2 Mart 2015 Pazartesi

Modern Klasikler& Bilinmeyen Bir Kadının Mektubu




Uzun zamandır okuduğum kitaplarla ilgili yazı yazmıyordum ama bu klasikten bahsetmeden edemeyeceğim. Bu sıralar klasik romanlara sardım. İyide yapmışım. Çok da büyük bir keyifle okuyorum. 

Şu an on tane modern klasiklerden oluşmuş bir serim var. Stefan Zweg'in Satranç kitabı ile başladım ve ardından Otomatik Portakal ile devam ettim. Elimde Sarah Joe'nun Agapi kitabı henüz bitmemişken, araya Bilinmeyen Bir Kadının Mektubunu sıkıştırı verdim hemen.

Aslında kitaptan çok fazla şey bahsetmek istemiyorum. Sadece bir kaç konuya değinmek istiyorum o kadar. 

Bir çırpıda okuyacağınız bir klasik. Daha ilk sayfasında başlıyorsunuz neler olacağını merak etmeye. 

Bilinmeyen bu kadın kim, ne anlatacak, ne oluyor, nerede son bulacak... Kafamın içindeki sorular ardı ardına sıralanıyordu. 

Okudukça anlatılanlar güzümün önünde oluşuyordu. Karı hissettim, bir çocuğun aşkına şahit oldum, bir annenin acısını paylaştım, bir kadın için aşkın ne demek olduğunu öğrendim. 

Karşılıksız aşk ne demekmiş, ben bu kitabı okuduğumda anladım. 

Stefan Zweg kadın ruhunu ve aşkı o kadar güzel anlatmış ki, yazdıklarını size yaşatabiliyor. Bir kadının iç dünyasında neler oluyor, görebiliyorsunuz.

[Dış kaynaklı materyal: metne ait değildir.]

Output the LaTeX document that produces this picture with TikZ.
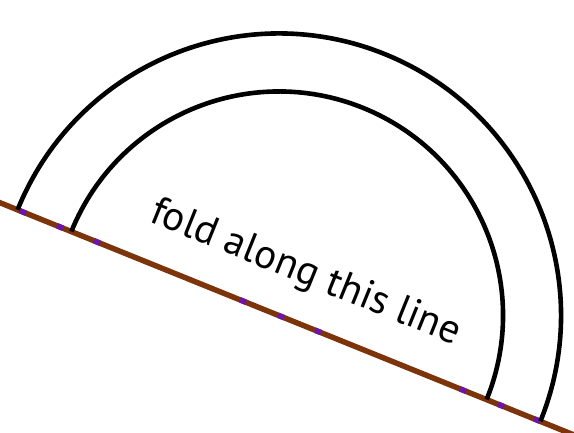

Çok, çok etkiliyici bir hikaye. 

Gerçek sevgi nedir? Sorusunu sorgulayacağınız bir kitap. 
  
Kitabı bitirdiğinizde neden klasik olduğunu çok daha iyi anlıyorsunuz. Okumanızı şiddetle tavsiye ederim, mutlaka okuyun derim. 

Benim için özel kitaplar vardır. Bazı durumlarda yeniden okumak için bi kenara ayırabileceğim. Bilinmeyen Bir Kadının Mektubu'da onlardan biri.